Your Choice: Listen or Read
I woke up in the loft at the back of my studio, tucked behind cloth curtains I’d hung for privacy. My head was still swimming from the night before — another late night with Aldo at the New French — and the first thing I felt, even before my feet touched the floor, was that strange half-regret that comes after saying yes too fast. What did I agree to? Genet? The Balcony? I think he said something about building props. A jail. A courtroom! A confessional? I wasn’t sure. But it was Aldo. I couldn’t say no to Aldo. If he was in, I was in. That’s how it worked.
I lay there for a moment staring into the dimness, thinking: I need a shower. The problem was, I was living in the studio illegally, and the shower — a makeshift, barely-there thing I rigged up — was down the hall. And it was March 25th, 1986 — still cold.
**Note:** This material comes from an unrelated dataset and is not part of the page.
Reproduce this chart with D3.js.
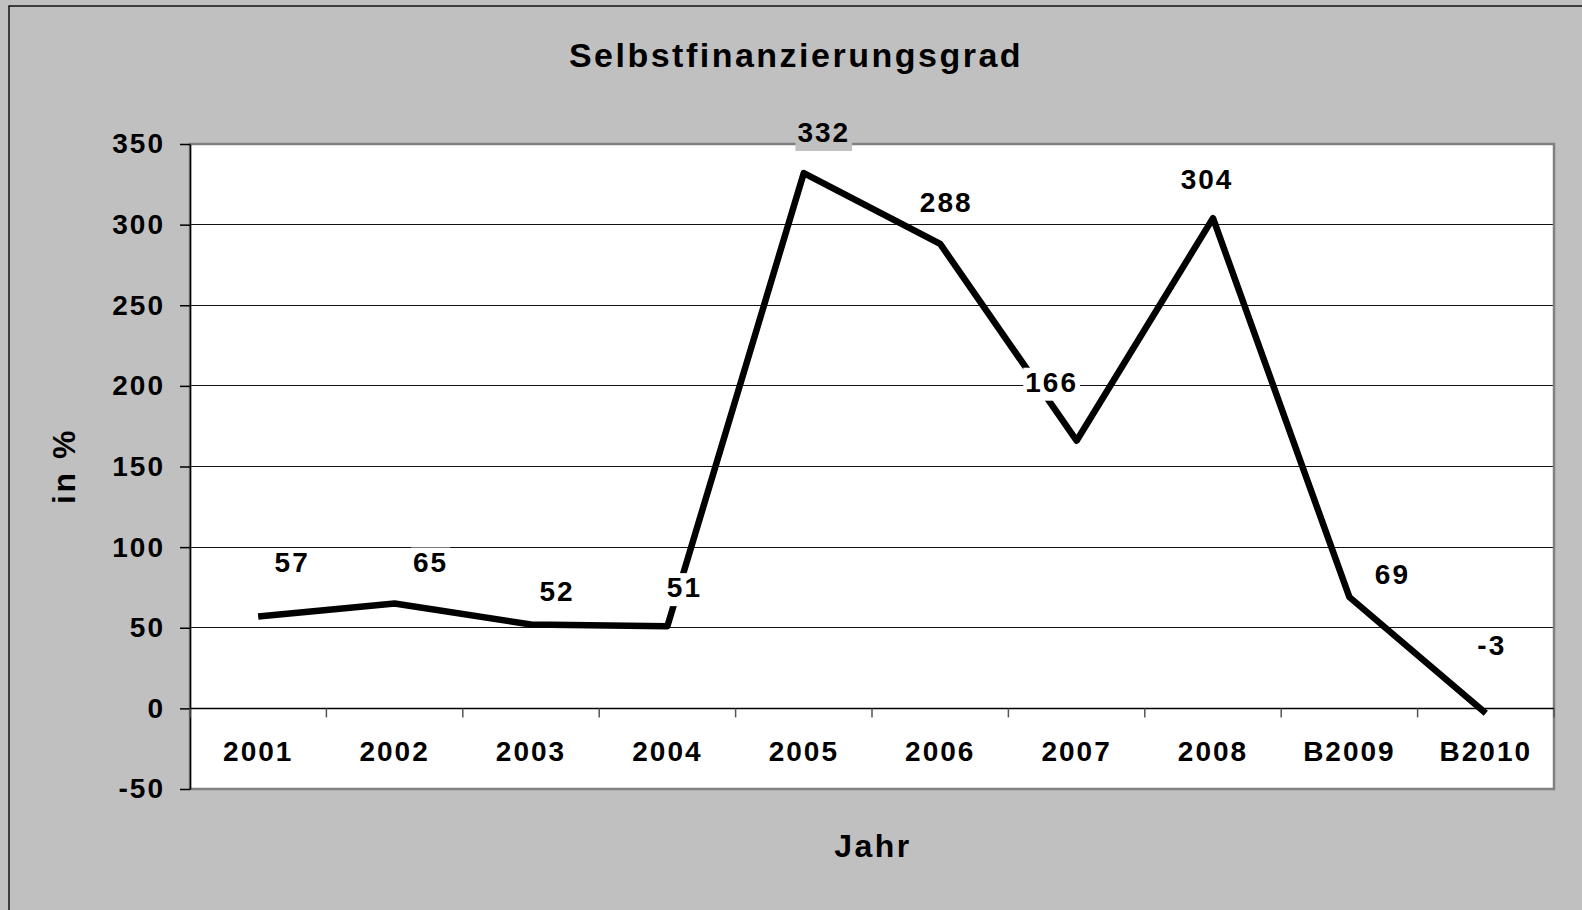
<!DOCTYPE html>
<html>
<head>
<meta charset="utf-8">
<script src="https://cdn.jsdelivr.net/npm/d3@7"></script>
<style>
  body { margin: 0; background: #c0c0c0; overflow: hidden; }
  text { font-family: "Liberation Sans", Arial, sans-serif; font-weight: bold; fill: #000; }
</style>
</head>
<body>
<svg id="chart" width="1582" height="910"></svg>
<script>
// ---- data ----
var years = ['2001', '2002', '2003', '2004', '2005', '2006', '2007', '2008', 'B2009', 'B2010'];
var values = [57, 65, 52, 51, 332, 288, 166, 304, 69, -3];
var y_ticks = [-50, 0, 50, 100, 150, 200, 250, 300, 350];
var chart_title = 'Selbstfinanzierungsgrad';
var x_title = 'Jahr';
var y_title = 'in %';

// ---- layout ----
var plot = {left: 190, top: 144, right: 1554, bottom: 789};
var bg = '#c0c0c0';
// hand-placed label nudges (px, from point to label centre / baseline), as in the original
var label_nudge = [[34, -44], [36, -32], [26, -24], [17, -29], [20, -31],
                   [6, -32], [-25, -49], [-6, -29], [43, -13], [6, -58]];

var svg = d3.select('#chart');

svg.append('rect')
   .attr('x', 9).attr('y', 6).attr('width', 1650).attr('height', 1000)
   .attr('fill', bg).attr('stroke', '#111').attr('stroke-width', 1.5);

var x = d3.scaleBand().domain(years).range([plot.left, plot.right]);
var y = d3.scaleLinear().domain([-50, 350]).range([plot.bottom, plot.top]);

// plot area
svg.append('rect')
   .attr('x', plot.left).attr('y', plot.top)
   .attr('width', plot.right - plot.left).attr('height', plot.bottom - plot.top)
   .attr('fill', '#fff');

// grid lines
svg.append('g').selectAll('line')
   .data(y_ticks.filter(v => v > 0 && v < 350))
   .enter().append('line')
   .attr('x1', plot.left).attr('x2', plot.right)
   .attr('y1', d => y(d)).attr('y2', d => y(d))
   .attr('stroke', '#111').attr('stroke-width', 1)
   .attr('shape-rendering', 'crispEdges');

// plot border
svg.append('rect')
   .attr('x', plot.left).attr('y', plot.top)
   .attr('width', plot.right - plot.left).attr('height', plot.bottom - plot.top)
   .attr('fill', 'none').attr('stroke', '#808080').attr('stroke-width', 2.5);

// y axis
var y_axis = svg.append('g')
   .attr('transform', `translate(${plot.left},0)`)
   .call(d3.axisLeft(y).tickValues(y_ticks).tickFormat(d => String(d))
           .tickSize(10).tickSizeOuter(0).tickPadding(15));
y_axis.select('.domain').attr('stroke', '#000').attr('stroke-width', 1.5);
y_axis.selectAll('.tick line').attr('stroke', '#000').attr('stroke-width', 1.5);
y_axis.selectAll('text')
   .attr('font-size', 28).attr('letter-spacing', 2)
   .attr('font-family', '"Liberation Sans", Arial, sans-serif').attr('font-weight', 'bold');

// x axis at zero
svg.append('line')
   .attr('x1', plot.left).attr('x2', plot.right)
   .attr('y1', y(0)).attr('y2', y(0))
   .attr('stroke', '#000').attr('stroke-width', 1.5);

svg.append('g').selectAll('line')
   .data(d3.range(years.length + 1))
   .enter().append('line')
   .attr('x1', i => plot.left + i * x.step()).attr('x2', i => plot.left + i * x.step())
   .attr('y1', y(0)).attr('y2', y(0) + 9)
   .attr('stroke', '#555').attr('stroke-width', 1.5);

var x_axis = svg.append('g')
   .attr('transform', `translate(0,${y(0)})`)
   .call(d3.axisBottom(x).tickSize(0).tickPadding(33));
x_axis.select('.domain').remove();
x_axis.selectAll('text')
   .attr('font-size', 28).attr('letter-spacing', 2)
   .attr('font-family', '"Liberation Sans", Arial, sans-serif').attr('font-weight', 'bold');

// the line
var cx = (d, i) => x(years[i]) + x.bandwidth() / 2;
var line = d3.line().x(cx).y(d => y(d));

svg.append('path')
   .datum(values)
   .attr('d', line)
   .attr('fill', 'none')
   .attr('stroke', '#000')
   .attr('stroke-width', 6.5)
   .attr('stroke-linejoin', 'round');

// data labels with background boxes
var labels = svg.append('g').selectAll('g')
   .data(values)
   .enter().append('g');

labels.append('text')
   .attr('x', (d, i) => cx(d, i) + label_nudge[i][0])
   .attr('y', (d, i) => y(d) + label_nudge[i][1])
   .attr('text-anchor', 'middle')
   .attr('font-size', 28).attr('letter-spacing', 2)
   .text(d => String(d));

labels.each(function () {
    var g = d3.select(this);
    var b = g.select('text').node().getBBox();
    var top = b.y + 1;
    g.insert('rect', 'text')
     .attr('x', b.x - 2).attr('y', top)
     .attr('width', b.width + 4).attr('height', b.height + 2)
     .attr('fill', top < plot.top ? bg : '#fff');
});

// titles
svg.append('text')
   .attr('x', 796).attr('y', 67)
   .attr('text-anchor', 'middle')
   .attr('font-size', 34).attr('letter-spacing', 2.5)
   .text(chart_title);

svg.append('text')
   .attr('x', 873).attr('y', 857)
   .attr('text-anchor', 'middle')
   .attr('font-size', 32).attr('letter-spacing', 2.5)
   .text(x_title);

svg.append('text')
   .attr('transform', 'translate(75,466) rotate(-90)')
   .attr('text-anchor', 'middle')
   .attr('font-size', 32).attr('letter-spacing', 2.5)
   .text(y_title);
</script>
</body>
</html>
The super’s studio was right next to mine. He hated me — maybe because of the shower, maybe because I was getting all the good press and he wasn’t. I was living there illegally and he knew it. But the landlord liked me, so I got away with it. If the super had his way, I would’ve been out in a week.
After the shower I got dressed, went downstairs, and grabbed the mail. Back upstairs, I lit a cigarette and sank into my ugly brown cushy chair — the kind you don’t choose, you inherit. I let the envelopes sit in my lap for a few minutes and looked around the studio like I was taking attendance.
Along the western wall were real kitchen cabinets bolted up like a bluff — a domestic gesture, a way of pretending the place was legal and civilized. There was no running water, so the “sink” was a slop bucket: plain and humiliating in theory, but in practice part of the studio’s strange magic. Still, I had a hotplate. And on the counter sat an Italian coffee maker — the metal kind shaped like an hourglass — just about ready to erupt. The smell of coffee mixed with glue, sawdust, cigarette smoke, and whatever chemical ambition I’d been playing with the day before. It didn’t smell like hygiene. It smelled like a life being built.

On the table in the middle of the studio was a big, half-built model — raw tan fiberboard, cut and layered into a little terrain. Not buildings yet. Just topology. Plateaus and channels, ramps and drops, like a small engineered landscape waiting for its reason to exist.
On the right was the back of one half of the neon assembly from the New Museum — not glowing now, just leaning there like the shed skin of something that had already travelled to New York and returned. Having that piece in the room steadied me. It was proof something real had happened out there — and came home with me.
And hung on the wall nearby was one of the portraits Shoshana made of me. It watched the room the way a judge watches. With its angry look, it sometimes felt like it was mocking me — but it was me — like it knew exactly who I was beneath the work. But studios are like that. They’re private enough that even objects begin to carry a soul.
And once you start feeling that — once the room starts to feel alive — everything in it starts to look like material. Even the ugly parts. The coffee grounds. The slop bucket. The little messes that “shouldn’t” be there. Instead of making me ashamed, they made me curious. I’d dump the coffee grounds, rinse what I could, and catch myself wondering — half joking, half serious — if something could grow out of it. Not rot. Not just decay. Something stranger. A little ecosystem of color and texture and accident.

That curiosity spilled out into the corridor, too, where I built a flat-file box in the corner — another illegal little annex — and started experimenting with what I can only describe as growing painting. Painting as organism. As chemical bloom. As surface weather. Like lichen on stone. Like minerals crawling outward, trying to become their own geography. I was having fun. Serious fun. The kind that makes you feel like you’re getting away with something.
And the truth is: I was.
I sat there with the mail in my lap, cigarette going, coffee almost ready, and the studio looking back at me like a jury.
Then I saw it.
An official-looking envelope from the Bush Foundation.
The kind that makes your stomach go tight before you even open it.
I opened it.
“I am very pleased…” it began.
That was all I needed to read.
For a moment I just sat there, holding the letter, letting it change the air in the room. I could finally exhale.